I try not to be suspicious. I try to think the best of my student. I generally like all of them.
Then, there are the exceptions.
Two sets of students turned in the same exact assignments as each other. That is, I have two different papers, each handed in two times, with four different authors. The real punchline here is that a significant chunk of the paper had to do with opinion and personal experience.
Another student, from a team taught class last semester, wants a retroactive W because he received an F. He gave no reason and told me that the other professor said it was o.k.
Do the first four (or at least two of the first four) think that I won't notice the exact same paper being turned in? Does the last student not think I will consult the other professor?
We won't get into the five or ten who come to me begging for deadline extensions because, as they reveal in their excuses, their other classes and their jobs and their family and their whatever else are all more important than my class. Or the one who came to me a month after the mid-term to ask "when is the mid-term?"
I just want to shriek in frustration! These are the times when I feel profoundly disrespected.
Actually, I want to create some kind of film or program that goes something to the effect of this:
Student says: "I have work, and paper in other classes, and I have to take care of x,y, and z."
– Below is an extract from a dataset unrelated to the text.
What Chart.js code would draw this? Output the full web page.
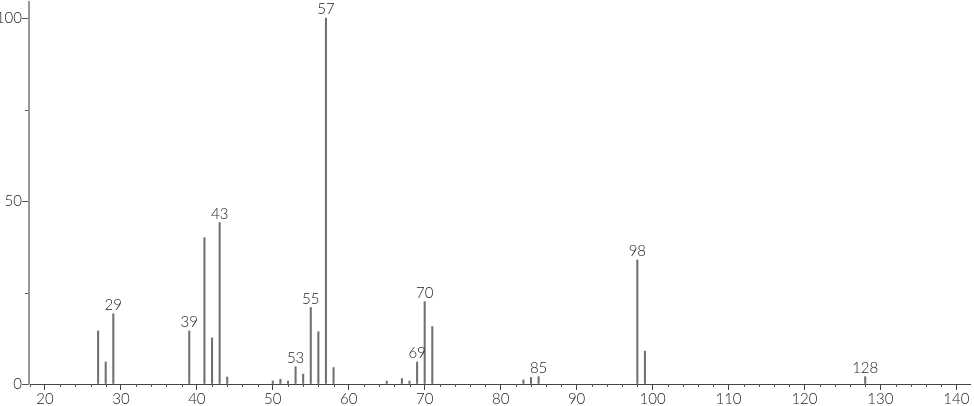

Student probably means: "I'm really busy, I've done all I can to manage my time and still must come to you to ask for some consideration."
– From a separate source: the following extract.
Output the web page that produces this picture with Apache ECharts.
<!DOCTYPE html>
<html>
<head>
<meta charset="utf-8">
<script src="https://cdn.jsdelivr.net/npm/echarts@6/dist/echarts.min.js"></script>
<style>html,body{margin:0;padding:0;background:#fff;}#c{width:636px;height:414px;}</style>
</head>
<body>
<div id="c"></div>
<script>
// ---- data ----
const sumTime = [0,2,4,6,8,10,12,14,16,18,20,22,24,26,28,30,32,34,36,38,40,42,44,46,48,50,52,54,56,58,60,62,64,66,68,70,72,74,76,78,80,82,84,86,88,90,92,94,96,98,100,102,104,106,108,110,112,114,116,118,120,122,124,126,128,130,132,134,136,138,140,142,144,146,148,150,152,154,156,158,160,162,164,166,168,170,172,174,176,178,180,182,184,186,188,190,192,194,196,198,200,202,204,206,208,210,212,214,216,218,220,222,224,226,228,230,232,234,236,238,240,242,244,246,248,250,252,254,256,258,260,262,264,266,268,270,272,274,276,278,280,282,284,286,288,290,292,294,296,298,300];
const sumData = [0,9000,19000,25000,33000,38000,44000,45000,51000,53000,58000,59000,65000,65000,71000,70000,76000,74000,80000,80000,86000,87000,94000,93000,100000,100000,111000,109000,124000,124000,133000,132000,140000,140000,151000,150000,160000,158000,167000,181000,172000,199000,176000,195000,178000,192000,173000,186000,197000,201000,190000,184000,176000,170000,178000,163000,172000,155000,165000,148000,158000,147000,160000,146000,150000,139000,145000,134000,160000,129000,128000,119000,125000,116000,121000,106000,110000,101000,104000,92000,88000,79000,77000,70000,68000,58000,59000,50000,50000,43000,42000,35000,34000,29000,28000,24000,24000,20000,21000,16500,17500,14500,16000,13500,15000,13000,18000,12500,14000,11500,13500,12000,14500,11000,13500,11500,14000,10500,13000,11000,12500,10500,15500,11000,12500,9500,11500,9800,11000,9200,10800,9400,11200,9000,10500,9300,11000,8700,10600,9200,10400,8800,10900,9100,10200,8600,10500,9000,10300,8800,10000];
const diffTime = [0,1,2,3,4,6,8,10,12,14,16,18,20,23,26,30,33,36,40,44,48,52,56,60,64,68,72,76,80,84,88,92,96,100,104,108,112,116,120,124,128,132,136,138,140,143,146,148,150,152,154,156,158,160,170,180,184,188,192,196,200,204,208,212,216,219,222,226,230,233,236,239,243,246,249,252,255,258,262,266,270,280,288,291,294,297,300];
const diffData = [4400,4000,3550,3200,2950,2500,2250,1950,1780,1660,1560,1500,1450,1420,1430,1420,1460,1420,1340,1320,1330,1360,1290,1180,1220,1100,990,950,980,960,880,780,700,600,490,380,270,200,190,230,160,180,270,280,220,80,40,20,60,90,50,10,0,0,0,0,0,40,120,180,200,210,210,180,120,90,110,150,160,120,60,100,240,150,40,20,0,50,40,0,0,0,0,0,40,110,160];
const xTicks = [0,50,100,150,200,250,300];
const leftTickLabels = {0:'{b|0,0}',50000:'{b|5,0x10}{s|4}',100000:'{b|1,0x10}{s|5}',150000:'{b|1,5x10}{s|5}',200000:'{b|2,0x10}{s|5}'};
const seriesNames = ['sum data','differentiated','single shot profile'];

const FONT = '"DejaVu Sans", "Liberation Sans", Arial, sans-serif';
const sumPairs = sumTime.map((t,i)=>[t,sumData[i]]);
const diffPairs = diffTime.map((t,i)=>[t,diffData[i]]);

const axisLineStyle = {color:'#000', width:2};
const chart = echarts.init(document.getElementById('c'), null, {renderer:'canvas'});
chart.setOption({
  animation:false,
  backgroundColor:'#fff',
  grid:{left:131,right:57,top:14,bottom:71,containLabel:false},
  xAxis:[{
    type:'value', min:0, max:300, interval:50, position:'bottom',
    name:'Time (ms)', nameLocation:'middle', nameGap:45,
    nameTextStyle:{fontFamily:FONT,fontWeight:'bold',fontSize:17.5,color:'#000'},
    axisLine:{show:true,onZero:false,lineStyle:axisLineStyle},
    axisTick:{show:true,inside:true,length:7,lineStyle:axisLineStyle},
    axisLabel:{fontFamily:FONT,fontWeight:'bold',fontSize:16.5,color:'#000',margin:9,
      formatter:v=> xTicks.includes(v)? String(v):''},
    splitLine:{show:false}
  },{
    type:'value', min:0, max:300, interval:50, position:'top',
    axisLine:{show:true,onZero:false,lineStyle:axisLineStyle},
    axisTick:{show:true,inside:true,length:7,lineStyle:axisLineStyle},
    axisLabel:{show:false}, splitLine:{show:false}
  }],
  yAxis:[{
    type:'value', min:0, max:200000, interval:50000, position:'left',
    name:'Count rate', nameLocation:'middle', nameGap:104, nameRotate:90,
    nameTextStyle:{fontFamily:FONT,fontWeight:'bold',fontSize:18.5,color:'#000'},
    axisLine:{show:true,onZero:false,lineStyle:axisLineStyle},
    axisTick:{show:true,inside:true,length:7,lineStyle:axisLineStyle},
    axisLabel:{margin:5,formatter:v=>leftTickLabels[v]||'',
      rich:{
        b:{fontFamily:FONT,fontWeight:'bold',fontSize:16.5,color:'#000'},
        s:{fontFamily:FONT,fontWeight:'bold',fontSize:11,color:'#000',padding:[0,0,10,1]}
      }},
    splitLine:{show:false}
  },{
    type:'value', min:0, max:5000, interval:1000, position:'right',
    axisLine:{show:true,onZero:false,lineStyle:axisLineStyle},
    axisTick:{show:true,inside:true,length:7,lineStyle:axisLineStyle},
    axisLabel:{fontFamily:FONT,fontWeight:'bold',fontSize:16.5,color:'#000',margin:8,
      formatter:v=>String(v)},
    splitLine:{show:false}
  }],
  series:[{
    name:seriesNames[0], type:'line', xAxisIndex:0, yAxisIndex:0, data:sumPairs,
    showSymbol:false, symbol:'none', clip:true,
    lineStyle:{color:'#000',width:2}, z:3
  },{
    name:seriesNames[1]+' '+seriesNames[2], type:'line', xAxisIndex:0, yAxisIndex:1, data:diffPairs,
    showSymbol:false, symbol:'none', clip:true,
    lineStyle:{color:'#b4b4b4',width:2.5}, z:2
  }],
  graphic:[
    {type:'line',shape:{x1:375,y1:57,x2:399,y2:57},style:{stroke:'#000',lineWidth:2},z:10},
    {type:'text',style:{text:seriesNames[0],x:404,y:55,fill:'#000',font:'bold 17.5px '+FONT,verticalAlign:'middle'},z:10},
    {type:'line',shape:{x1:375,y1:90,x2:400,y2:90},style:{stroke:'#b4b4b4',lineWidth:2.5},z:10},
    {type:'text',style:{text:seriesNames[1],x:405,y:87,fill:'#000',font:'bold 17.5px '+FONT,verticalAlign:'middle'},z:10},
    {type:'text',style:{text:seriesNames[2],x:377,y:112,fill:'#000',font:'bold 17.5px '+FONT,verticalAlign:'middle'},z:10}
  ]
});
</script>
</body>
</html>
Teacher hears: "Your class is unimportant to me, you should accept that, and give me what I'm asking for."
Teacher knows: "You and every other student at this school, and not a few of the faculty and staff."
Meanwhile, I have to deal with 2-4 cheaters. I will do what I usually do, which is to allow them to be contrite and give them the opportunity to re-do the paper. Which means that I will have to grade up to the very last minute before grades are due. As for the other guy, I'll know what to do when the other instructor gets back to me. She has even more stress than I, being chair of the English and AELP sections.
This is the worst time of the semester -- so close, and yet so far from relief, wishing I could find the backbone to be a coldhearted bitch, yet not having the energy to be one, and wondering if I'm just spinning my wheels for nine months out of the year. It's a hazard of the profession.